Будем ждать новой войны, как единственного светлого будущего, а пока надо окончить настоящую, после чего приняться за подготовку к новой. Если это не случится, тогда придется признать, что смертный приговор этой войной нам подписан».

16 марта 18 года

Сингапур

«За эти полгода, проведенных за границей, я дошел, по-видимому, до предела, когда слава, стыд, позор, негодование уже потеряли всякий смысл и я более ими никогда не пользуюсь. Я верю в войну. Она дает право с презрением смотреть на всех политиканствующих хулиганов и хулиганствующих политиканов…

Мой отъезд на юг, Ваши письма, моя поездка в Петроград в апреле, когда я почувствовал, что война отвернулась от меня, и я решил, что и Анна Васильевна последовала ее примеру. Теперь мне даже немного смешно вспоминать свое обратное путешествие в Севастополь в вагон-салоне, свой приезд, прибытие на корабль, но тогда я был в состоянии отчаяния, а тут кругом шел последний развал и крушение всего.
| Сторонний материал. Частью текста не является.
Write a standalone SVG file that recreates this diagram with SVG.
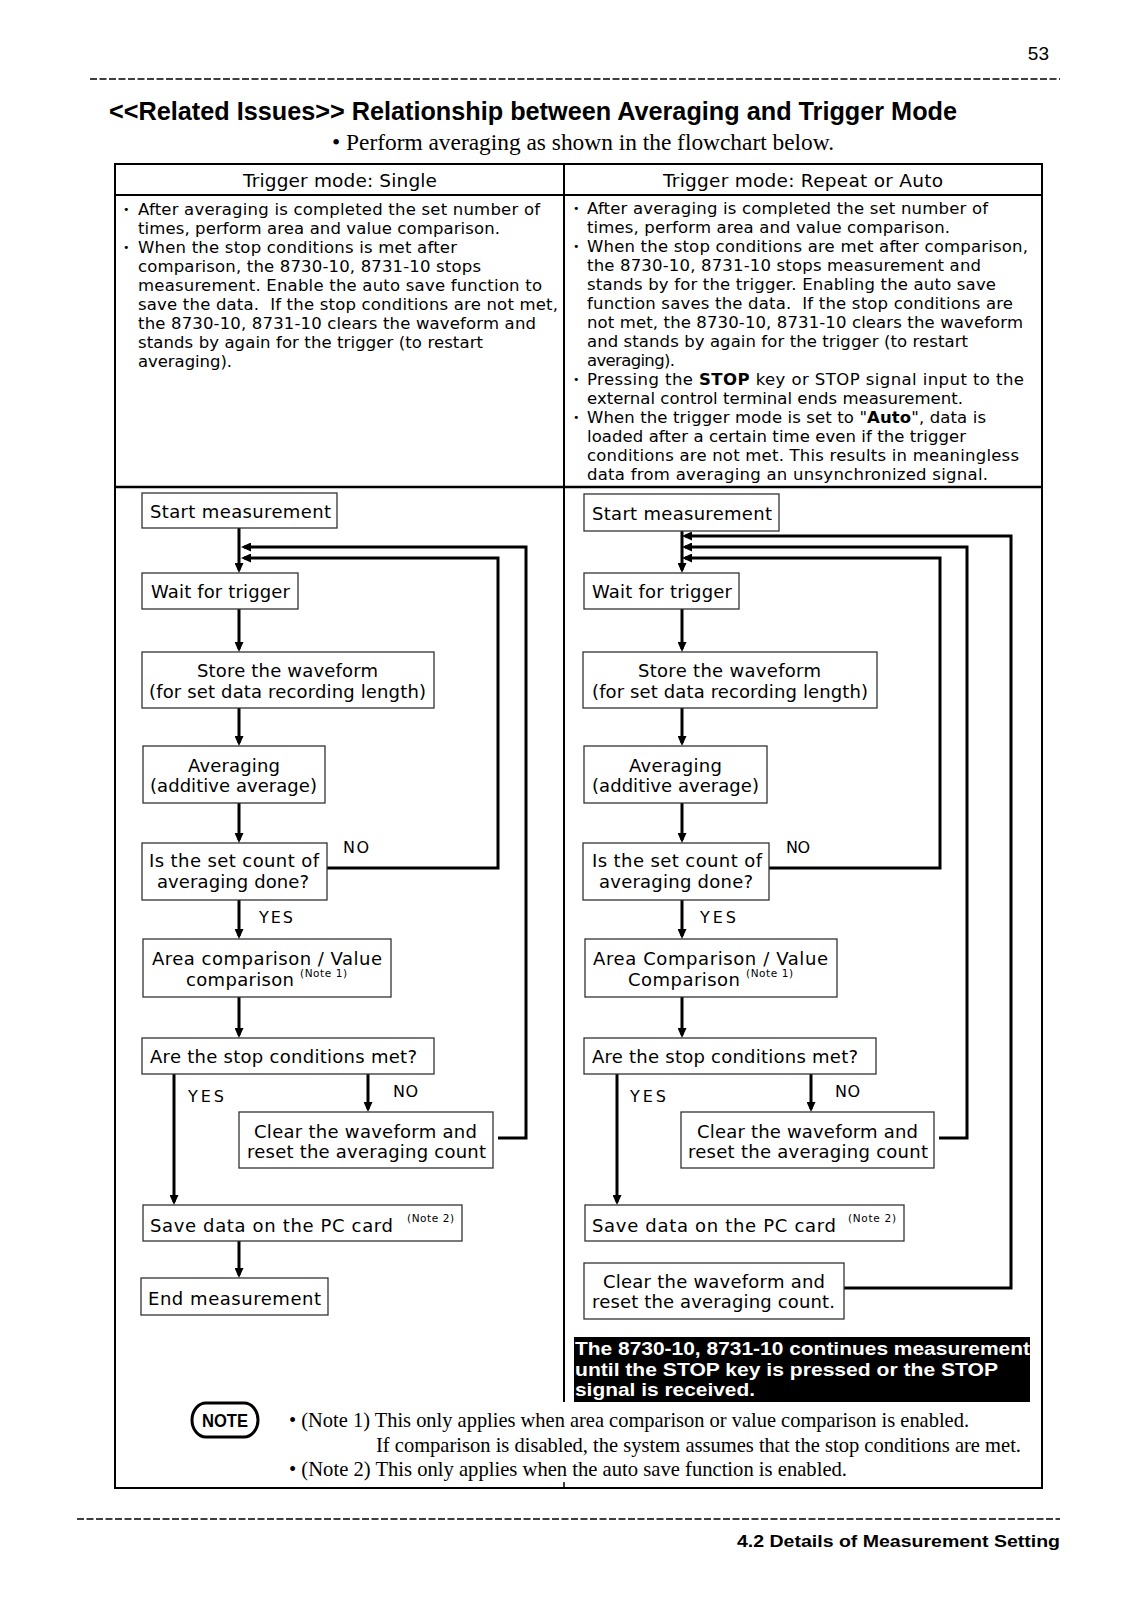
<svg xmlns="http://www.w3.org/2000/svg" width="1131" height="1600" viewBox="0 0 1131 1600">
<style>
.bg{fill:#fff}
.box{fill:#fff;stroke:#333;stroke-width:1.3}
.t{font-family:"DejaVu Sans",sans-serif;font-size:18px;fill:#000}
.d{font-family:"DejaVu Sans",sans-serif;font-size:16.5px;fill:#000}
.bul{font-family:"DejaVu Sans",sans-serif;font-size:11px;fill:#000}
.lbl{font-family:"DejaVu Sans",sans-serif;font-size:16px;fill:#000}
.sup{font-family:"DejaVu Sans",sans-serif;font-size:10.5px;fill:#000}
.hd{font-family:"DejaVu Sans",sans-serif;font-size:18.5px;fill:#000}
.serif{font-family:"Liberation Serif","Times New Roman",serif;fill:#000}
.bold{font-family:"Liberation Sans",Arial,sans-serif;font-weight:bold}
.conn{stroke:#000;stroke-width:3;fill:none}
.rule{stroke:#000;fill:none}
.dash{stroke:#000;stroke-width:1.4;stroke-dasharray:7 2.5;fill:none}
</style>
<defs>
<marker id="ah" markerUnits="userSpaceOnUse" markerWidth="10" markerHeight="9" refX="7" refY="4.5" orient="auto">
<path d="M0,0 L10,4.5 L0,9 z" fill="#000"/>
</marker>
</defs>
<rect class="bg" x="0" y="0" width="1131" height="1600"/>

<!-- page header -->
<g id="page-header">
<text x="1049" y="60" text-anchor="end" font-family="Liberation Sans, Arial, sans-serif" font-size="19">53</text>
<line class="dash" x1="90" y1="79" x2="1060" y2="79"/>
<text class="bold" x="109" y="119.5" font-size="26" textLength="848" lengthAdjust="spacingAndGlyphs">&lt;&lt;Related Issues&gt;&gt;  Relationship between Averaging and Trigger Mode</text>
<text class="serif" x="332" y="150" font-size="23" textLength="502" lengthAdjust="spacingAndGlyphs">• Perform averaging as shown in the flowchart below.</text>
</g>

<!-- table frame -->
<g id="table">
<rect x="115" y="164" width="927" height="1324" fill="none" stroke="#000" stroke-width="2"/>
<line class="rule" x1="115" y1="195" x2="1042" y2="195" stroke-width="2"/>
<line class="rule" x1="115" y1="487" x2="1042" y2="487" stroke-width="2.5"/>
<line class="rule" x1="564" y1="164" x2="564" y2="1402" stroke-width="2"/>
<line class="rule" x1="564" y1="1482" x2="564" y2="1488" stroke-width="1.5"/>
<text class="hd" x="243" y="187" textLength="194">Trigger mode: Single</text>
<text class="hd" x="663" y="187" textLength="280">Trigger mode: Repeat or Auto</text>
</g>

<!-- descriptions -->
<g id="desc-left">
<text class="bul" x="123" y="213">•</text>
<text class="bul" x="123" y="251">•</text>
<text class="d" x="138" y="215" textLength="402">After averaging is completed the set number of</text>
<text class="d" x="138" y="234" textLength="362">times, perform area and value comparison.</text>
<text class="d" x="138" y="253" textLength="319">When the stop conditions is met after</text>
<text class="d" x="138" y="272" textLength="343">comparison, the 8730-10, 8731-10 stops</text>
<text class="d" x="138" y="291" textLength="404">measurement. Enable the auto save function to</text>
<text class="d" x="138" y="310" textLength="420">save the data.&#160; If the stop conditions are not met,</text>
<text class="d" x="138" y="329" textLength="398">the 8730-10, 8731-10 clears the waveform and</text>
<text class="d" x="138" y="348" textLength="345">stands by again for the trigger (to restart</text>
<text class="d" x="138" y="367" textLength="94">averaging).</text>
</g>
<g id="desc-right">
<text class="bul" x="573" y="212">•</text>
<text class="bul" x="573" y="250">•</text>
<text class="bul" x="573" y="383">•</text>
<text class="bul" x="573" y="421">•</text>
<text class="d" x="587" y="214" textLength="401">After averaging is completed the set number of</text>
<text class="d" x="587" y="233" textLength="363">times, perform area and value comparison.</text>
<text class="d" x="587" y="252" textLength="441">When the stop conditions are met after comparison,</text>
<text class="d" x="587" y="271" textLength="394">the 8730-10, 8731-10 stops measurement and</text>
<text class="d" x="587" y="290" textLength="409">stands by for the trigger. Enabling the auto save</text>
<text class="d" x="587" y="309" textLength="426">function saves the data.&#160; If the stop conditions are</text>
<text class="d" x="587" y="328" textLength="436">not met, the 8730-10, 8731-10 clears the waveform</text>
<text class="d" x="587" y="347" textLength="381">and stands by again for the trigger (to restart</text>
<text class="d" x="587" y="366" textLength="88">averaging).</text>
<text class="d" x="587" y="385" textLength="437">Pressing the <tspan font-weight="bold">STOP</tspan> key or STOP signal input to the</text>
<text class="d" x="587" y="404" textLength="376">external control terminal ends measurement.</text>
<text class="d" x="587" y="423" textLength="399">When the trigger mode is set to "<tspan font-weight="bold">Auto</tspan>", data is</text>
<text class="d" x="587" y="442" textLength="379">loaded after a certain time even if the trigger</text>
<text class="d" x="587" y="461" textLength="432">conditions are not met. This results in meaningless</text>
<text class="d" x="587" y="480" textLength="401">data from averaging an unsynchronized signal.</text>
</g>

<!-- connectors -->
<g id="connectors">
<path class="conn" d="M239,528 V570" marker-end="url(#ah)"/>
<path class="conn" d="M498,1138 H526 V547 H244" marker-end="url(#ah)"/>
<path class="conn" d="M327,868 H498 V558 H244" marker-end="url(#ah)"/>
<path class="conn" d="M239,609 V649" marker-end="url(#ah)"/>
<path class="conn" d="M239,708 V743" marker-end="url(#ah)"/>
<path class="conn" d="M239,803 V840" marker-end="url(#ah)"/>
<path class="conn" d="M239,900 V936" marker-end="url(#ah)"/>
<path class="conn" d="M239,997 V1035" marker-end="url(#ah)"/>
<path class="conn" d="M174,1074 V1202" marker-end="url(#ah)"/>
<path class="conn" d="M368,1074 V1109" marker-end="url(#ah)"/>
<path class="conn" d="M239,1241 V1275" marker-end="url(#ah)"/>

<path class="conn" d="M682,531 V570" marker-end="url(#ah)"/>
<path class="conn" d="M844,1288 H1011 V536 H685" marker-end="url(#ah)"/>
<path class="conn" d="M939,1138 H967 V547 H685" marker-end="url(#ah)"/>
<path class="conn" d="M769,868 H940 V558 H685" marker-end="url(#ah)"/>
<path class="conn" d="M682,609 V649" marker-end="url(#ah)"/>
<path class="conn" d="M682,708 V743" marker-end="url(#ah)"/>
<path class="conn" d="M682,803 V840" marker-end="url(#ah)"/>
<path class="conn" d="M682,900 V936" marker-end="url(#ah)"/>
<path class="conn" d="M682,997 V1035" marker-end="url(#ah)"/>
<path class="conn" d="M617,1074 V1202" marker-end="url(#ah)"/>
<path class="conn" d="M811,1074 V1109" marker-end="url(#ah)"/>

<text class="lbl" x="343" y="853" textLength="26">NO</text>
<text class="lbl" x="259" y="923" textLength="34">YES</text>
<text class="lbl" x="188" y="1102" textLength="36">YES</text>
<text class="lbl" x="393" y="1097" textLength="25">NO</text>
<text class="lbl" x="786" y="853" textLength="24">NO</text>
<text class="lbl" x="700" y="923" textLength="36">YES</text>
<text class="lbl" x="630" y="1102" textLength="36">YES</text>
<text class="lbl" x="835" y="1097" textLength="25">NO</text>
</g>

<!-- left flowchart nodes -->
<g id="L-start"><rect class="box" x="142" y="493" width="195" height="35"/><text class="t" x="150" y="518" textLength="181">Start measurement</text></g>
<g id="L-wait"><rect class="box" x="142" y="573" width="156" height="36"/><text class="t" x="151" y="598" textLength="139">Wait for trigger</text></g>
<g id="L-store"><rect class="box" x="142" y="652" width="292" height="56"/><text class="t" x="197" y="677" textLength="181">Store the waveform</text><text class="t" x="149" y="698" textLength="277">(for set data recording length)</text></g>
<g id="L-avg"><rect class="box" x="143" y="746" width="182" height="57"/><text class="t" x="188" y="772" textLength="92">Averaging</text><text class="t" x="150" y="792" textLength="167">(additive average)</text></g>
<g id="L-count"><rect class="box" x="142" y="843" width="185" height="57"/><text class="t" x="149" y="867" textLength="170">Is the set count of</text><text class="t" x="157" y="888" textLength="152">averaging done?</text></g>
<g id="L-compare"><rect class="box" x="143" y="939" width="248" height="58"/><text class="t" x="152" y="965" textLength="230">Area comparison / Value</text><text class="t" x="186" y="986" textLength="108">comparison</text><text class="sup" x="300" y="977" textLength="47">(Note 1)</text></g>
<g id="L-stop"><rect class="box" x="142" y="1038" width="292" height="36"/><text class="t" x="150" y="1063" textLength="267">Are the stop conditions met?</text></g>
<g id="L-clear"><rect class="box" x="239" y="1112" width="254" height="56"/><text class="t" x="254" y="1138" textLength="223">Clear the waveform and</text><text class="t" x="247" y="1158" textLength="239">reset the averaging count</text></g>
<g id="L-save"><rect class="box" x="143" y="1205" width="319" height="36"/><text class="t" x="150" y="1232" textLength="243">Save data on the PC card</text><text class="sup" x="407" y="1222" textLength="47">(Note 2)</text></g>
<g id="L-end"><rect class="box" x="141" y="1278" width="187" height="37"/><text class="t" x="148" y="1305" textLength="173">End measurement</text></g>

<!-- right flowchart nodes -->
<g id="R-start"><rect class="box" x="584" y="494" width="195" height="37"/><text class="t" x="592" y="520" textLength="180">Start measurement</text></g>
<g id="R-wait"><rect class="box" x="584" y="573" width="155" height="36"/><text class="t" x="592" y="598" textLength="140">Wait for trigger</text></g>
<g id="R-store"><rect class="box" x="583" y="652" width="294" height="56"/><text class="t" x="638" y="677" textLength="183">Store the waveform</text><text class="t" x="592" y="698" textLength="276">(for set data recording length)</text></g>
<g id="R-avg"><rect class="box" x="584" y="746" width="183" height="57"/><text class="t" x="629" y="772" textLength="93">Averaging</text><text class="t" x="592" y="792" textLength="167">(additive average)</text></g>
<g id="R-count"><rect class="box" x="583" y="843" width="186" height="57"/><text class="t" x="592" y="867" textLength="170">Is the set count of</text><text class="t" x="599" y="888" textLength="154">averaging done?</text></g>
<g id="R-compare"><rect class="box" x="585" y="939" width="252" height="58"/><text class="t" x="593" y="965" textLength="235">Area Comparison / Value</text><text class="t" x="628" y="986" textLength="112">Comparison</text><text class="sup" x="746" y="977" textLength="47">(Note 1)</text></g>
<g id="R-stop"><rect class="box" x="584" y="1038" width="292" height="36"/><text class="t" x="592" y="1063" textLength="266">Are the stop conditions met?</text></g>
<g id="R-clear"><rect class="box" x="681" y="1112" width="253" height="56"/><text class="t" x="697" y="1138" textLength="221">Clear the waveform and</text><text class="t" x="688" y="1158" textLength="240">reset the averaging count</text></g>
<g id="R-save"><rect class="box" x="585" y="1205" width="319" height="36"/><text class="t" x="592" y="1232" textLength="244">Save data on the PC card</text><text class="sup" x="848" y="1222" textLength="48">(Note 2)</text></g>
<g id="R-clear2"><rect class="box" x="584" y="1263" width="260" height="56"/><text class="t" x="603" y="1288" textLength="222">Clear the waveform and</text><text class="t" x="592" y="1308" textLength="243">reset the averaging count.</text></g>

<!-- black note box -->
<g id="R-continue">
<rect x="574" y="1337" width="456" height="65" fill="#000"/>
<text class="bold" x="575" y="1355" font-size="19" fill="#fff" textLength="455" lengthAdjust="spacingAndGlyphs">The 8730-10, 8731-10 continues measurement</text>
<text class="bold" x="575" y="1376" font-size="19" fill="#fff" textLength="423" lengthAdjust="spacingAndGlyphs">until the STOP key is pressed or the STOP</text>
<text class="bold" x="575" y="1396" font-size="19" fill="#fff" textLength="180" lengthAdjust="spacingAndGlyphs">signal is received.</text>
</g>

<!-- notes -->
<g id="notes">
<rect x="192" y="1403" width="66" height="34" rx="14" ry="17" fill="#fff" stroke="#000" stroke-width="3"/>
<text class="bold" x="225" y="1427" font-size="18" text-anchor="middle" textLength="46" lengthAdjust="spacingAndGlyphs">NOTE</text>
<text class="serif" x="289" y="1427" font-size="21" textLength="680" lengthAdjust="spacingAndGlyphs">• (Note 1) This only applies when area comparison or value comparison is enabled.</text>
<text class="serif" x="376" y="1452" font-size="21" textLength="645" lengthAdjust="spacingAndGlyphs">If comparison is disabled, the system assumes that the stop conditions are met.</text>
<text class="serif" x="289" y="1476" font-size="21" textLength="558" lengthAdjust="spacingAndGlyphs">• (Note 2) This only applies when the auto save function is enabled.</text>
</g>

<!-- page footer -->
<g id="page-footer">
<line class="dash" x1="77" y1="1519" x2="1060" y2="1519"/>
<text class="bold" x="737" y="1547" font-size="17" textLength="323" lengthAdjust="spacingAndGlyphs">4.2  Details of Measurement Setting</text>
</g>
</svg>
Опять Петроград. Отъезд за границу. Лондон, теплые ночи в водах Гольфстрима на палубе «Пенсильвании», Чикаго, дальше Тихий океан, Сандвичевы острова, Япония…

Наконец, служба Его Величеству Королю, и вот я сижу в ожидании…»

20 марта 18 года

Сингапур

«Я оказался неисповедимой судьбой в совершенно новом и неожиданном положении.

Английское правительство нашло, что меня необходимо использовать в Сибири, в войне союзников и России, предпочтительно перед Месопотамией…

И вот я со своими офицерами перебрался в отель «Европа» и жду первого парохода, чтобы ехать обратно в Шанхай и оттуда в Пекин.

Моя миссия является секретной, хотя я догадываюсь о ее задачах и целях, но пока не буду говорить о ней до прибытия в Пекин.

Вы понимаете, как это все тяжело, какие нервы надо иметь, чтобы пережить это время, это восьмимесячное передвижение по всему земному шару…

Не скрою, я сам удивляюсь своему спокойствию, с каким встречаю сюрпризы судьбы. Я почти успокоился, направляясь на Месопотамский фронт…

Вы, милая, обожаемая Анна Васильевна, так далеки от меня, что иногда представляетесь каким-то сном. В такую тревожную ночь в совершенно чужом и совершенно ненужном городе я сижу перед Вашим портретом и пишу Вам эти строки.